▶ **WHAT IS ASKED**:
Return only the lines from the top of the data down to the one that holds "top_tick_vals = [-5/3, -4/3, -1, -2/3, -1/3]", both included, without any pictures.

------------------------

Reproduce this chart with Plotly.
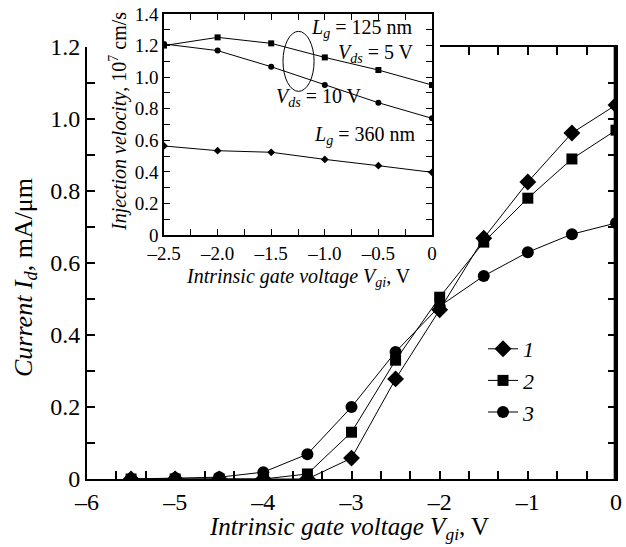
import plotly.graph_objects as go

# ---------------- data ----------------
vgi_main = [-5.5, -5.0, -4.5, -4.0, -3.5, -3.0, -2.5, -2.0, -1.5, -1.0, -0.5, 0.0]
id_1 = [0.0, 0.0, 0.0, 0.0, 0.0, 0.058, 0.278, 0.47, 0.669, 0.825, 0.961, 1.039]
id_2 = [0.0, 0.0, 0.0, 0.0, 0.014, 0.13, 0.33, 0.505, 0.658, 0.78, 0.889, 0.969]
id_3 = [0.0, 0.003, 0.005, 0.019, 0.069, 0.2, 0.353, 0.48, 0.564, 0.63, 0.68, 0.711]
series_names = ["1", "2", "3"]

vgi_inset = [-2.5, -2.0, -1.5, -1.0, -0.5, 0.0]
v_125_5V = [1.20, 1.252, 1.214, 1.125, 1.045, 0.95]
v_125_10V = [1.21, 1.168, 1.066, 0.95, 0.838, 0.739]
v_360 = [0.564, 0.534, 0.524, 0.479, 0.439, 0.397]

main_x_ticks = [-6, -5, -4, -3, -2, -1, 0]
main_x_text = ["–6", "–5", "–4", "–3", "–2", "–1", "0"]
main_y_ticks = [0, 0.2, 0.4, 0.6, 0.8, 1.0, 1.2]
main_y_text = ["0", "0.2", "0.4", "0.6", "0.8", "1.0", "1.2"]
top_tick_vals = [-5/3, -4/3, -1, -2/3, -1/3]

inset_x_ticks = [-2.5, -2.0, -1.5, -1.0, -0.5, 0.0]
inset_x_text = ["–2.5", "–2.0", "–1.5", "–1.0", "–0.5", "0"]
inset_y_ticks = [0, 0.2, 0.4, 0.6, 0.8, 1.0, 1.2, 1.4]
inset_y_text = ["0", "0.2", "0.4", "0.6", "0.8", "1.0", "1.2", "1.4"]

FONT = "Liberation Serif"
W, H = 626, 547
ML, MR, MT, MB = 87, 10, 14, 68
PW, PH = W - ML - MR, H - MT - MB


def px_x(p):
    return (p - ML) / PW


def px_y(p):
    return (H - MB - p) / PH


fig = go.Figure()

symbols = ["diamond", "square", "circle"]
sizes = [13, 11, 12]
for name, ys, sym, sz in zip(series_names, [id_1, id_2, id_3], symbols, sizes):
    fig.add_trace(go.Scatter(
        x=vgi_main, y=ys, mode="lines+markers", name=f"<i>{name}</i>",
        line=dict(color="black", width=1),
        marker=dict(symbol=sym, size=sz, color="black"),
        xaxis="x", yaxis="y"))

# dummy traces creating the partial top axis and the right axis of the main plot
fig.add_trace(go.Scatter(x=[None], y=[None], xaxis="x3", yaxis="y",
                         showlegend=False, hoverinfo="skip"))
fig.add_trace(go.Scatter(x=[None], y=[None], xaxis="x", yaxis="y3",
                         showlegend=False, hoverinfo="skip"))

inset_sets = [(v_125_5V, "square", 6), (v_125_10V, "circle", 6), (v_360, "diamond", 6)]
for ys, sym, sz in inset_sets:
    fig.add_trace(go.Scatter(
        x=vgi_inset, y=ys, mode="lines+markers", showlegend=False,
        line=dict(color="black", width=1),
        marker=dict(symbol=sym, size=sz, color="black"),
        xaxis="x2", yaxis="y2"))

main_y_top = px_y(47)
inset_xd = [px_x(164), px_x(432)]
inset_yd = [px_y(235), px_y(14)]
top_axis_start = -2.0
top_xd = [(top_axis_start + 6) / 6, 1.0]

tick_font = dict(family=FONT, size=24, color="black")
inset_tick_font = dict(family=FONT, size=19, color="black")
tick_style = dict(ticks="inside", ticklen=8, tickwidth=1.5, tickcolor="black")
inset_tick_style = dict(ticks="inside", ticklen=6, tickwidth=1.2, tickcolor="black")

fig.update_layout(
    width=W, height=H,
    margin=dict(l=ML, r=MR, t=MT, b=MB, autoexpand=False),
    paper_bgcolor="white", plot_bgcolor="rgba(0,0,0,0)",
    font=dict(family=FONT, color="black"),
    xaxis=dict(domain=[0, 1], range=[-6, 0], anchor="y",
               tickmode="array", tickvals=main_x_ticks, ticktext=main_x_text,
               minor=dict(dtick=1/3, tick0=0, **tick_style), **tick_style,
               showline=True, linewidth=2, linecolor="black", mirror=False,
               showgrid=False, zeroline=False, tickfont=tick_font, automargin=False),
    yaxis=dict(domain=[0, main_y_top], range=[0, 1.2], anchor="x",
               tickmode="array", tickvals=main_y_ticks, ticktext=main_y_text,
               minor=dict(dtick=0.1, **tick_style), **tick_style,
               showline=True, linewidth=2, linecolor="black", mirror=False,
               showgrid=False, zeroline=False, tickfont=tick_font, automargin=False),
    yaxis3=dict(overlaying="y", side="right", anchor="x", range=[0, 1.2],
                tickmode="array", tickvals=main_y_ticks,
                minor=dict(dtick=0.1, **tick_style), **tick_style,
                showticklabels=False, showline=True, linewidth=2, linecolor="black",
                showgrid=False, zeroline=False, automargin=False),
    xaxis3=dict(domain=top_xd, side="top", anchor="y", range=[top_axis_start, 0],
                tickmode="array", tickvals=top_tick_vals, **tick_style,
                showticklabels=False, showline=True, linewidth=2, linecolor="black",
                showgrid=False, zeroline=False, automargin=False),
    xaxis2=dict(domain=inset_xd, range=[-2.5, 0], anchor="y2",
                tickmode="array", tickvals=inset_x_ticks, ticktext=inset_x_text,
                minor=dict(dtick=0.25, tick0=0, **inset_tick_style), **inset_tick_style,
                showline=True, linewidth=1.5, linecolor="black", mirror="ticks",
                showgrid=False, zeroline=False, tickfont=inset_tick_font, automargin=False),
    yaxis2=dict(domain=inset_yd, range=[0, 1.4], anchor="x2",
                tickmode="array", tickvals=inset_y_ticks, ticktext=inset_y_text,
                minor=dict(dtick=0.1, **inset_tick_style), **inset_tick_style,
                showline=True, linewidth=1.5, linecolor="black", mirror="ticks",
                showgrid=False, zeroline=False, tickfont=inset_tick_font, automargin=False),
    legend=dict(x=px_x(483), y=px_y(328), xanchor="left", yanchor="top",
                bgcolor="rgba(0,0,0,0)", font=dict(family=FONT, size=22, color="black"),
                tracegroupgap=0, itemwidth=30),
    showlegend=True,
)

# right frame line of the main plot (slightly inside the edge so it is always painted)
fig.add_shape(type="line", xref="paper", yref="y domain", x0=0.998, x1=0.998, y0=0, y1=1,
              line=dict(color="black", width=2.5), layer="above")

# ellipse in inset
fig.add_shape(type="circle", xref="x2", yref="y2", x0=-1.39, x1=-1.10, y0=0.91, y1=1.29,
              line=dict(color="black", width=1))

ann_font = dict(family=FONT, size=20, color="black")
inset_labels = [
    (-0.66, 1.31, "<i>L</i><sub><i>g</i></sub> = 125 nm"),
    (-0.52, 1.15, "<i>V</i><sub><i>ds</i></sub> = 5 V"),
    (-1.05, 0.87, "<i>V</i><sub><i>ds</i></sub> = 10 V"),
    (-0.63, 0.63, "<i>L</i><sub><i>g</i></sub> = 360 nm"),
]
for ax_, ay_, txt in inset_labels:
    fig.add_annotation(x=ax_, y=ay_, xref="x2", yref="y2", text=txt, showarrow=False,
                       font=ann_font, xanchor="center", yanchor="middle")

# axis titles
fig.add_annotation(x=px_x(349), y=px_y(528), xref="paper", yref="paper",
                   text="<i>Intrinsic gate voltage V</i><sub><i>gi</i></sub>, V",
                   showarrow=False, font=dict(family=FONT, size=25, color="black"),
                   xanchor="center", yanchor="middle")
fig.add_annotation(x=px_x(25), y=px_y(278), xref="paper", yref="paper",
                   text="<i>Current I</i><sub><i>d</i></sub>, mA/μm", textangle=-90,
                   showarrow=False, font=dict(family=FONT, size=26, color="black"),
                   xanchor="center", yanchor="middle")
fig.add_annotation(x=(inset_xd[0] + inset_xd[1]) / 2, y=px_y(277), xref="paper", yref="paper",
                   text="<i>Intrinsic gate voltage V</i><sub><i>gi</i></sub>, V",
                   showarrow=False, font=dict(family=FONT, size=20, color="black"),
                   xanchor="center", yanchor="middle")
fig.add_annotation(x=px_x(118), y=px_y(122), xref="paper", yref="paper",
                   text="<i>Injection velocity</i>, 10<sup>7</sup> cm/s", textangle=-90,
                   showarrow=False, font=dict(family=FONT, size=20, color="black"),
                   xanchor="center", yanchor="middle")

fig.write_html("out.html",
               config={"displayModeBar": False},
               post_script="document.documentElement.style.overflow='hidden';document.body.style.margin='0';document.body.style.padding='0';document.body.style.overflow='hidden';")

------------------------

▶ **WORKED ANSWER**:
Reproduce this chart with Plotly.
import plotly.graph_objects as go

# ---------------- data ----------------
vgi_main = [-5.5, -5.0, -4.5, -4.0, -3.5, -3.0, -2.5, -2.0, -1.5, -1.0, -0.5, 0.0]
id_1 = [0.0, 0.0, 0.0, 0.0, 0.0, 0.058, 0.278, 0.47, 0.669, 0.825, 0.961, 1.039]
id_2 = [0.0, 0.0, 0.0, 0.0, 0.014, 0.13, 0.33, 0.505, 0.658, 0.78, 0.889, 0.969]
id_3 = [0.0, 0.003, 0.005, 0.019, 0.069, 0.2, 0.353, 0.48, 0.564, 0.63, 0.68, 0.711]
series_names = ["1", "2", "3"]

vgi_inset = [-2.5, -2.0, -1.5, -1.0, -0.5, 0.0]
v_125_5V = [1.20, 1.252, 1.214, 1.125, 1.045, 0.95]
v_125_10V = [1.21, 1.168, 1.066, 0.95, 0.838, 0.739]
v_360 = [0.564, 0.534, 0.524, 0.479, 0.439, 0.397]

main_x_ticks = [-6, -5, -4, -3, -2, -1, 0]
main_x_text = ["–6", "–5", "–4", "–3", "–2", "–1", "0"]
main_y_ticks = [0, 0.2, 0.4, 0.6, 0.8, 1.0, 1.2]
main_y_text = ["0", "0.2", "0.4", "0.6", "0.8", "1.0", "1.2"]
top_tick_vals = [-5/3, -4/3, -1, -2/3, -1/3]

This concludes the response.